Raft

Raft is a consensus algorithm, it is equivalent to Paxos but is easier to understand.

Specifically, Raft considers a group of servers (called a Raft cluster) which collectively maintains a replicated log. The Raft algorithm is to make sure that the replicated log is consistent even if some of the servers fail.

From the systems perspective, a client sends commands to the Raft cluster, “the consensus module on a server receives commands from clients and adds them to its log. It communicates with the consensus modules on other servers to ensure that every log eventually contains the same requests in the same order, even if some servers fail”, “as a result, the servers appear to form a single and highly reliable state machine”.

A server in the Raft cluster can be in one of three states, leader, follower or candidate. There is one and only one leader in the cluster. The leader handle all client requests. If a follower receives the request from the client, it forwards the request to the leader. Raft algorithm ensures that there is at most one leader at a given time.

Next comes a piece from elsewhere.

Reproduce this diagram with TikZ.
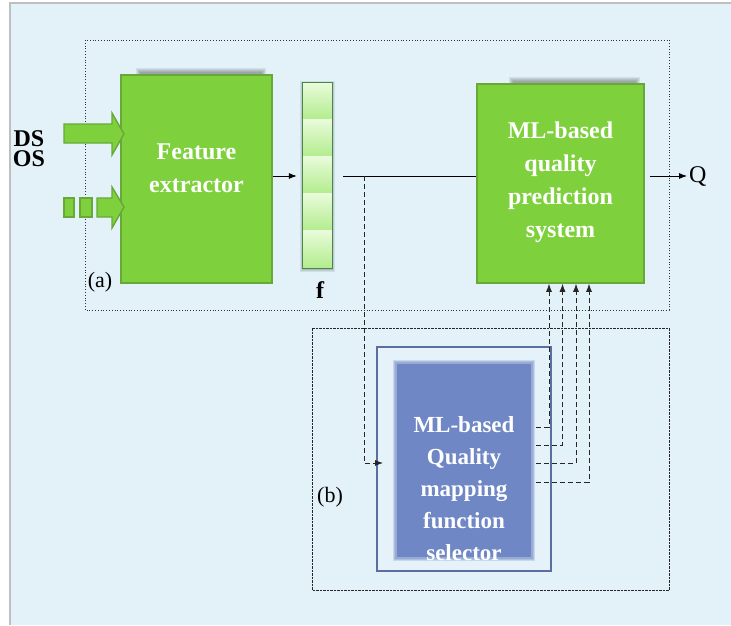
\documentclass[tikz,border=0pt]{standalone}
\usepackage{fontspec}
\setmainfont{Liberation Serif}
\usetikzlibrary{calc,arrows.meta}
\definecolor{bgblue}{RGB}{226,242,248}
\definecolor{gfill}{RGB}{126,209,60}
\definecolor{gdraw}{RGB}{104,168,56}
\definecolor{bdraw}{RGB}{90,110,160}
\definecolor{bfill}{RGB}{111,136,197}
\definecolor{obfill}{RGB}{230,242,249}
\definecolor{cellTop}{RGB}{232,251,218}
\definecolor{cellBot}{RGB}{178,236,140}
\tikzset{
  greenbox/.style={draw=gdraw, fill=gfill, line width=1.6pt, inner sep=0pt},
  wtext/.style={text=white, font=\fontsize{24}{33}\selectfont\bfseries, align=center},
  lbl/.style={font=\fontsize{22}{24}\selectfont, inner sep=0pt},
  arr/.style={-{Latex[length=8pt,width=6pt]}, line width=0.8pt},
  dashln/.style={dash pattern=on 5pt off 3pt, line width=0.8pt, draw=black!85},
  garrow/.style={fill=gfill, draw=gdraw, line width=1.4pt}
}
\begin{document}
\begin{tikzpicture}[x=1pt,y=-1pt]
\useasboundingbox (0,0) rectangle (731,625);
\fill[white] (0,0) rectangle (731,625);
\fill[bgblue] (10,3) rectangle (731,625);
\draw[black!25, line width=2.5pt] (10,625) -- (10,3) -- (731,3);

% region boxes
\draw[dotted, line width=0.8pt, black!80] (85,40) rectangle (669,310);
\draw[dash pattern=on 2.5pt off 1pt, line width=0.8pt, black!85] (312,328) rectangle (669,590);

% soft shadows of the green boxes
\foreach \d in {0,1,2,3,4} {
  \fill[black, opacity=0.07] (136+\d,68+\d) rectangle (266-\d,80);
  \fill[black, opacity=0.07] (509+\d,77+\d) rectangle (640-\d,88);
}

% feature extractor
\node[greenbox, minimum width=151pt, minimum height=208pt] (fe) at (196.5,179) {};
\node[wtext] at ([yshift=11pt]fe.center) {Feature\\extractor};

% ML-based prediction system
\node[greenbox, minimum width=167pt, minimum height=199pt] (ml) at (560.5,183.5) {};
\node[wtext] at ([yshift=1pt]ml.center) {ML-based\\quality\\prediction\\system};

% input arrows
\draw[garrow] (64,124) -- (112,124) -- (112,113) -- (124,134) -- (112,155) -- (112,143) -- (64,143) -- cycle;
\draw[garrow] (64,198) rectangle (74,217);
\draw[garrow] (80,198) rectangle (92,217);
\draw[garrow] (97,198) -- (112,198) -- (112,187) -- (124,207) -- (112,228) -- (112,217) -- (97,217) -- cycle;
\node[font=\fontsize{24}{20}\selectfont\bfseries, align=center, inner sep=0pt] (dsos) at (29,149) {DS\\OS};

% feature vector
\node[inner sep=0pt, minimum width=29pt, minimum height=185pt] (fv) at (317.5,175.5) {};
\foreach \d in {1,2,3} {
  \fill[black, opacity=0.08] ($(fv.north west)+(-\d,-\d+1)$) rectangle ($(fv.south east)+(\d,\d+1)$);
}
\foreach \i in {0,...,4} {
  \shade[top color=cellTop, bottom color=cellBot] ($(fv.north west)+(0,37*\i)$) rectangle ++(29,37);
}
\draw[black!45!green!40!gray, line width=0.8pt] (fv.north west) rectangle (fv.south east);
\node[font=\fontsize{24}{24}\selectfont\bfseries, inner sep=0pt] (flab) at (320,290) {f};

% selector
\node[draw=bdraw, fill=obfill, line width=1.6pt, inner sep=0pt, minimum width=174pt, minimum height=224pt] (outer) at (464,459) {};
\coordinate (sel0) at (464,460.5);
\foreach \d/\o in {3/0.25,2/0.3,1/0.35} {
  \fill[bfill, opacity=\o] ($(sel0)+(-68-\d,-97.5-\d)$) rectangle ($(sel0)+(68+\d,97.5+\d)$);
}
\node[fill=bfill, inner sep=0pt, minimum width=134pt, minimum height=193pt] (sel) at (sel0) {};
\node[wtext, font=\fontsize{23}{32}\selectfont\bfseries] at ([yshift=-28pt]sel.center) {ML-based\\Quality\\mapping\\function\\selector};

% output Q
\node[font=\fontsize{24}{24}\selectfont, anchor=west, inner sep=2pt] (Q) at (687,176) {Q};

% labels
\node[lbl] (la) at (100,282) {(a)};
\node[lbl] (lb) at (330,497) {(b)};

% connectors
\draw[arr] (fe.east |- 0,176) -- ($(fv.west |- 0,176)+(-6,0)$);
\coordinate (tap) at (364,176);
\draw[line width=0.8pt] ($(fv.east |- 0,176)+(11,0)$) -- (ml.west |- 0,176);
\draw[arr] ($(ml.east |- 0,176)+(5,0)$) -- (Q.west);
\coordinate (selin) at (383,463);
\draw[dashln, arr, dash pattern=on 5pt off 3pt] (tap) |- (selin);
\foreach \y/\x in {427/549,445/562.5,463/576,482/589} {
  \draw[dashln, arr, dash pattern=on 5pt off 3pt] ($(sel.east |- 0,\y)+(5,0)$) -| ($(ml.south)+(\x-560.5,0)$);
}
\end{tikzpicture}
\end{document}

The Raft divides time into arbitrary-length units called terms. Each term begins with an election. Some elections fail, in which case the term ends without choosing a leader. “Different servers may observe the transitions between terms at different times, and in some situations a server may not observe an election or even entire terms. Each server stores a current term number, which increases monotonically over ti. Each server stores a current term number, which increases monotonically over time”

A follower can start a election by incrementing its current term and transitions to the candidate state. It then votes for itself and sends out a RequestVote RPC. The follower may go out of the candidate state if any of the following three cases happends: (a) it wins the election (b) another server wins the election (c) timeout. Once a candiate wins the election, it sends heartbeat messages to all of the other servers to establish its authority. If a candiate receives AppendEntries PRC, it means another server claims that it wins the election, the candiate then verify the case using comparing the number of the term. If the term number it receives is larger than the term number it maintains, then it consider the message is from a legitimate elected-leader and changes its state back to follower.

The safety (allow at most one winner per term) property is guranteed by the fact that each server gives only one vote per term and the majority is required to win the election. The liveness (some candidate must eventually win) is done by selecting election timeouts randomly.

The leader services its clients request once it is elected. The leader appends the command to the log. A log is called committed if the majority of the nodes have replicated the log. The leader will retry the AppendEntries PRC untill all followers succeed. If the log is not committed by a server, the server cannot be the future leader. To do that, each candidates must include index and term of last log entry in RequestVote RPCs, the voting server denies vote if its log is more up-to-date. The logs are ranked by <lastTerm, lastIndex>